----- Provided material
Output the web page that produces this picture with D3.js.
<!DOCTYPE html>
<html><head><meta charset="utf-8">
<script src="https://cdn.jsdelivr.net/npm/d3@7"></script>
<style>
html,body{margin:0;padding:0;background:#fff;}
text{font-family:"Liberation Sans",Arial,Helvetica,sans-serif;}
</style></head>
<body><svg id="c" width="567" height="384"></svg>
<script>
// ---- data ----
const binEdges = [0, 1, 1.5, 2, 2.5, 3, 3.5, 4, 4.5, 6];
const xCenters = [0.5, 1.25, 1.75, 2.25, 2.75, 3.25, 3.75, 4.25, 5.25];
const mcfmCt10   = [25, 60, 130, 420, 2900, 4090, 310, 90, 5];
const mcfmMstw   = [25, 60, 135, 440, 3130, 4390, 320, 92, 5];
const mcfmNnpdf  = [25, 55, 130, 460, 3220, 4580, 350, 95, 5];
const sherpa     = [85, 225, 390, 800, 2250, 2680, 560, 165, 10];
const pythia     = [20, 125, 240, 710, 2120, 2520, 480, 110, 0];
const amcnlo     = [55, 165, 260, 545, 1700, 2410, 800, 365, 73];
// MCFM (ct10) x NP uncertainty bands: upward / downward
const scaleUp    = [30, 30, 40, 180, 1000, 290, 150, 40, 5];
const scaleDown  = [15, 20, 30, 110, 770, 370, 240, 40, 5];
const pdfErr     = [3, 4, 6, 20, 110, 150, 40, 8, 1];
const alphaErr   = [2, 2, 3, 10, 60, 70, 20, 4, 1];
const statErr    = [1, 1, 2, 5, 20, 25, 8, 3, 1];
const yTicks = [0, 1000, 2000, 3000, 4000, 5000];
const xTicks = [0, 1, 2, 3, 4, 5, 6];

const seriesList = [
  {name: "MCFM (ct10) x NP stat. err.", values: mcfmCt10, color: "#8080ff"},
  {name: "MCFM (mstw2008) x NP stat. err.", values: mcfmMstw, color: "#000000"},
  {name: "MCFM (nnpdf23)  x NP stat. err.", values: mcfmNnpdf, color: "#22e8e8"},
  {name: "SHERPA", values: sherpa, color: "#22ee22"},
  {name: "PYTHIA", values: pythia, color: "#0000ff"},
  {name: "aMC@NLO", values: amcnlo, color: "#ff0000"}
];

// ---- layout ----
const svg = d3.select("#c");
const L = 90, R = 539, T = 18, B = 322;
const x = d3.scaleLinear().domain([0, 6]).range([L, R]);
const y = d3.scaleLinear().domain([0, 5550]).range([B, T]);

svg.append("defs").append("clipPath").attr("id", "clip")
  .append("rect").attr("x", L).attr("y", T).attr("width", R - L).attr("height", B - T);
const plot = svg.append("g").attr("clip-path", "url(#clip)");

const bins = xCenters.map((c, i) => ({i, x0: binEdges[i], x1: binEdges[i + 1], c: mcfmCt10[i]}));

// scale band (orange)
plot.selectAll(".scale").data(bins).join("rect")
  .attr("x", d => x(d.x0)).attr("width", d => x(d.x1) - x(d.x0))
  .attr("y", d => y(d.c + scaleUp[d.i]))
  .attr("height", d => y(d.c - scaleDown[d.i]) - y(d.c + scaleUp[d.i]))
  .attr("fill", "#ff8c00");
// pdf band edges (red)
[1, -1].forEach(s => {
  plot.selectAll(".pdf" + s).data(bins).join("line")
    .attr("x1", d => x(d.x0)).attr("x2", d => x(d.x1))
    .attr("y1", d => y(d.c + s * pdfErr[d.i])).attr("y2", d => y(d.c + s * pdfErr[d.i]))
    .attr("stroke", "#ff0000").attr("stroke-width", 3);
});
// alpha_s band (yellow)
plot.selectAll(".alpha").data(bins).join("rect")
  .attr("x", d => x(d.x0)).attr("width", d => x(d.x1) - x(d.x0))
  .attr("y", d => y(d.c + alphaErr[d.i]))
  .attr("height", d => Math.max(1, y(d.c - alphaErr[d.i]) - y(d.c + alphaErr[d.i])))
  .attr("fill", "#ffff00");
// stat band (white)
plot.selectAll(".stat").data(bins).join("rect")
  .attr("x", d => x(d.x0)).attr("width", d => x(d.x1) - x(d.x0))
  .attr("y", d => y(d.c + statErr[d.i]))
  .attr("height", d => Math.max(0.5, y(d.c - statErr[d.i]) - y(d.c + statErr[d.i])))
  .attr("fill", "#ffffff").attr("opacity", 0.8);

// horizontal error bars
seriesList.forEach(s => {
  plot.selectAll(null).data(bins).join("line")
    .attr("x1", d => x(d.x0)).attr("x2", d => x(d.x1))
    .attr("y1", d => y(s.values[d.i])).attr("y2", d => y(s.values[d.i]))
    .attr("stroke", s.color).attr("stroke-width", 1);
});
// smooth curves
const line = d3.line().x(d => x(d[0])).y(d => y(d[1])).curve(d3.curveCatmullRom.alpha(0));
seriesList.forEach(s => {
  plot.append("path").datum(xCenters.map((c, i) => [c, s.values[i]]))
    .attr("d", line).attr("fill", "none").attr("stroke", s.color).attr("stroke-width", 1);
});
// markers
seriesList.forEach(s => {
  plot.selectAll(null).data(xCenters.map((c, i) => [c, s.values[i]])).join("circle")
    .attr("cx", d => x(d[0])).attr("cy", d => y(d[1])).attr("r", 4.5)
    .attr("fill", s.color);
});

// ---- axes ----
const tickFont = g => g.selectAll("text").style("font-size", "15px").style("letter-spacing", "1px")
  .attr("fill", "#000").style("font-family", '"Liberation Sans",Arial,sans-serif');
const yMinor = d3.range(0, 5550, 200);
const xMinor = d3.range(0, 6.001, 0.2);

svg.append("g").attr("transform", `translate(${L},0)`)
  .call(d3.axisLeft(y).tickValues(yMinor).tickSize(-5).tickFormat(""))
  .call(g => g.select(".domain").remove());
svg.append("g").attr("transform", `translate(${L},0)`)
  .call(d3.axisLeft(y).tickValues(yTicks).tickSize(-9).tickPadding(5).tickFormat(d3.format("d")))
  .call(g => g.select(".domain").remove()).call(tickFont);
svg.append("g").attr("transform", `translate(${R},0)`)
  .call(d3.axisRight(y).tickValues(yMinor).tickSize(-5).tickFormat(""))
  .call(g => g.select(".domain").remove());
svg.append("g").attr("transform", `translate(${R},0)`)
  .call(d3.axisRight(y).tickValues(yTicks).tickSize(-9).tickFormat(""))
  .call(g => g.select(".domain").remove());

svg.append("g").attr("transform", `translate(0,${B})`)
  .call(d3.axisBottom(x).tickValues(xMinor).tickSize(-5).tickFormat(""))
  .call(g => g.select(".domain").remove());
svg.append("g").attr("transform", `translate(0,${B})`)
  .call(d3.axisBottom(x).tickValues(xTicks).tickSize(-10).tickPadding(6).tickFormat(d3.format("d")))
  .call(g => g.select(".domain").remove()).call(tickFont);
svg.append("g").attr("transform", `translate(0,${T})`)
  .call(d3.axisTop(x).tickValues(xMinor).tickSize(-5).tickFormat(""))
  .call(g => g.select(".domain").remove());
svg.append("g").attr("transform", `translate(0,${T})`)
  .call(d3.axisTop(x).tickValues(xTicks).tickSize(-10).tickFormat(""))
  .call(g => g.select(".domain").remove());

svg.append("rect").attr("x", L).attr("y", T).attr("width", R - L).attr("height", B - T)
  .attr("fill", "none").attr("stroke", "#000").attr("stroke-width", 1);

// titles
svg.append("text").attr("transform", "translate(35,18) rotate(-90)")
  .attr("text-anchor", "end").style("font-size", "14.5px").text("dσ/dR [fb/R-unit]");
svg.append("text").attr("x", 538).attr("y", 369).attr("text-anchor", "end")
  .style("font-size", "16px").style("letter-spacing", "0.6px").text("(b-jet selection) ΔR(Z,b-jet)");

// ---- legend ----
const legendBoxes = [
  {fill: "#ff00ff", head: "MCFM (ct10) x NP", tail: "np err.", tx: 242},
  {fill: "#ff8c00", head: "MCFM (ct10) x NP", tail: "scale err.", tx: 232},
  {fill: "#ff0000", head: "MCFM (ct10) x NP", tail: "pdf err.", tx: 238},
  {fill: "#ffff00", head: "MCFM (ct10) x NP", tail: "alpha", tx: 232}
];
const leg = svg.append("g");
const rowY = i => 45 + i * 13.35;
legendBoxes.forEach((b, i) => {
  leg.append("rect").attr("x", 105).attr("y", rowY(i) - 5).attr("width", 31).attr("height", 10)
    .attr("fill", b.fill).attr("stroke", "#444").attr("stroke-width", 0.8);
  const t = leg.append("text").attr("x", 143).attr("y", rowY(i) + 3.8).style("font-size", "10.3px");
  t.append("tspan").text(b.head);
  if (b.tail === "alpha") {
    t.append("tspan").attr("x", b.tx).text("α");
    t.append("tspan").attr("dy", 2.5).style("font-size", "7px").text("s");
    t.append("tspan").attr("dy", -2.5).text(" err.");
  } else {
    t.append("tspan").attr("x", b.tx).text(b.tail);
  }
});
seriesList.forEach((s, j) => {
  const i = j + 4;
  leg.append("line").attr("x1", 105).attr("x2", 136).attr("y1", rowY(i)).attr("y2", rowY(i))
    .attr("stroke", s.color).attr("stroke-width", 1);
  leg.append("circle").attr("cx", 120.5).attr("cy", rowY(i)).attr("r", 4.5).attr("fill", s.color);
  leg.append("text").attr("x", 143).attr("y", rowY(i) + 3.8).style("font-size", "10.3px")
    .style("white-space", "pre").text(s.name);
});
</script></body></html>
----------
=== Directive ===
From the first line above through the line that contains "const y = d3.scaleLinear().domain([0, 5550]).range([B, T]);", quote each line exactly. Output nothing more.

=== Expected output ===
Output the web page that produces this picture with D3.js.
<!DOCTYPE html>
<html><head><meta charset="utf-8">
<script src="https://cdn.jsdelivr.net/npm/d3@7"></script>
<style>
html,body{margin:0;padding:0;background:#fff;}
text{font-family:"Liberation Sans",Arial,Helvetica,sans-serif;}
</style></head>
<body><svg id="c" width="567" height="384"></svg>
<script>
// ---- data ----
const binEdges = [0, 1, 1.5, 2, 2.5, 3, 3.5, 4, 4.5, 6];
const xCenters = [0.5, 1.25, 1.75, 2.25, 2.75, 3.25, 3.75, 4.25, 5.25];
const mcfmCt10   = [25, 60, 130, 420, 2900, 4090, 310, 90, 5];
const mcfmMstw   = [25, 60, 135, 440, 3130, 4390, 320, 92, 5];
const mcfmNnpdf  = [25, 55, 130, 460, 3220, 4580, 350, 95, 5];
const sherpa     = [85, 225, 390, 800, 2250, 2680, 560, 165, 10];
const pythia     = [20, 125, 240, 710, 2120, 2520, 480, 110, 0];
const amcnlo     = [55, 165, 260, 545, 1700, 2410, 800, 365, 73];
// MCFM (ct10) x NP uncertainty bands: upward / downward
const scaleUp    = [30, 30, 40, 180, 1000, 290, 150, 40, 5];
const scaleDown  = [15, 20, 30, 110, 770, 370, 240, 40, 5];
const pdfErr     = [3, 4, 6, 20, 110, 150, 40, 8, 1];
const alphaErr   = [2, 2, 3, 10, 60, 70, 20, 4, 1];
const statErr    = [1, 1, 2, 5, 20, 25, 8, 3, 1];
const yTicks = [0, 1000, 2000, 3000, 4000, 5000];
const xTicks = [0, 1, 2, 3, 4, 5, 6];

const seriesList = [
  {name: "MCFM (ct10) x NP stat. err.", values: mcfmCt10, color: "#8080ff"},
  {name: "MCFM (mstw2008) x NP stat. err.", values: mcfmMstw, color: "#000000"},
  {name: "MCFM (nnpdf23)  x NP stat. err.", values: mcfmNnpdf, color: "#22e8e8"},
  {name: "SHERPA", values: sherpa, color: "#22ee22"},
  {name: "PYTHIA", values: pythia, color: "#0000ff"},
  {name: "aMC@NLO", values: amcnlo, color: "#ff0000"}
];

// ---- layout ----
const svg = d3.select("#c");
const L = 90, R = 539, T = 18, B = 322;
const x = d3.scaleLinear().domain([0, 6]).range([L, R]);
const y = d3.scaleLinear().domain([0, 5550]).range([B, T]);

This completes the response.